Scaling Laws and Design Principles for Electroosmotic Flow of Power-Law Fluids in Tree-like Networks with Rectangular Cross-Section

Electroosmotic flow (EOF) plays a critical role in microfluidic transport, especially for ionic solutions in confined geometries. Driven by electric fields and resisted by viscous forces, EOF is especially relevant for microfluidic applications. In this paper, we present a theoretical framework for EOF of power-law fluids in fractal-like rectangular branching microchannel networks, considering both volume and surface-area constraints. Extending beyond single-channel analyses and previous numerical studies, we derive scaling laws and optimal branching strategies that integrate fluid rheology with hierarchical network geometry. The flow is modeled under the Debye–Hückel approximation for fully developed, steady, incompressible, and pressure-gradient free conditions.

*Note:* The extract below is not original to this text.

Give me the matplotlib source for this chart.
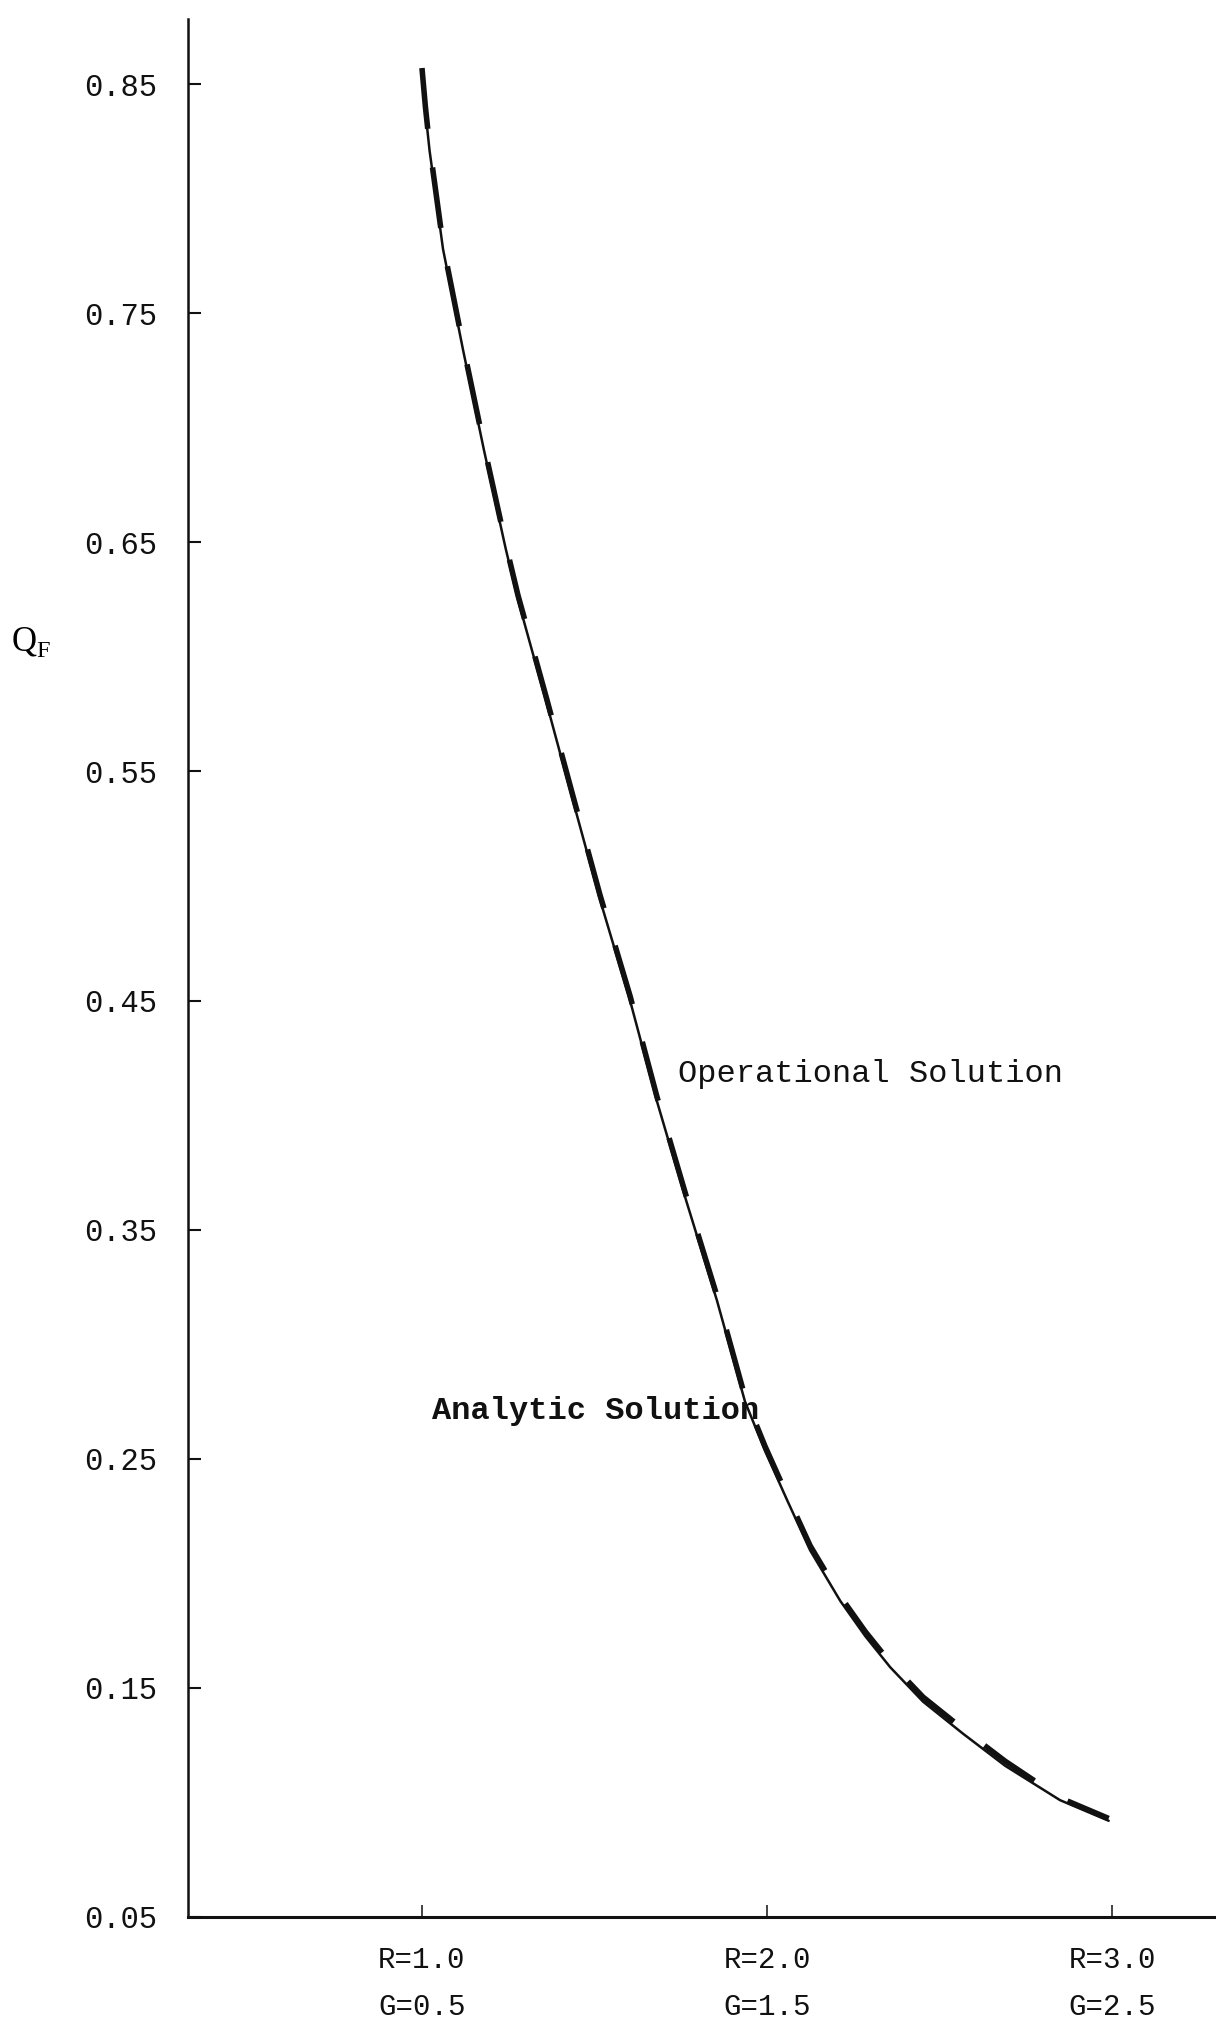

Our results reveal that shear-thinning fluids enhance electroosmotic flow rate compared to Newtonian or shear-thickening fluids, consistent with prior numerical studies. Under volume constraints, the optimal height ratio scales as \( \beta^* \sim N^{-1} \alpha^{-1} \), where $N$ and $\alpha$ are the branch splitting at each junction and the width ratio, respectively. We also find uniform velocity across generations at optimal volume-constraint condition. Further, the maximum normalized conductance \( E_{\text{vol}} \) reaches unity, independent of geometric or rheological parameters at optimal conditions. Furthermore, under surface-area constraints, \( \beta^* \sim N^{-1} \alpha^{-n/(n+1)} \), where \(n\) is the power-law index. Also, optimal \( E_{\text{surf}} \) decreases with increasing \( n \), \( m \), or \( N \), and with increasing $\alpha$. Notably, the voltage drop remains uniform across generations under both constraints at optimality, and the volume or surface area distribution are also uniform per generation is conserved at respective constraints. These novel scaling laws, reported for the first time for electroosmotic flow of power-law fluids in rectangular cross-section branching networks, underscore the fundamental differences between electroosmotic and pressure-driven flows. The framework offers predictive insights for designing efficient electrokinetic systems, including lab-on-a-chip platforms, biomimetic transport devices, and electroosmotic micropumps. This work bridges fluid rheology with network geometry for EOF, offering a rigorous theoretical foundation for efficient EOF transport.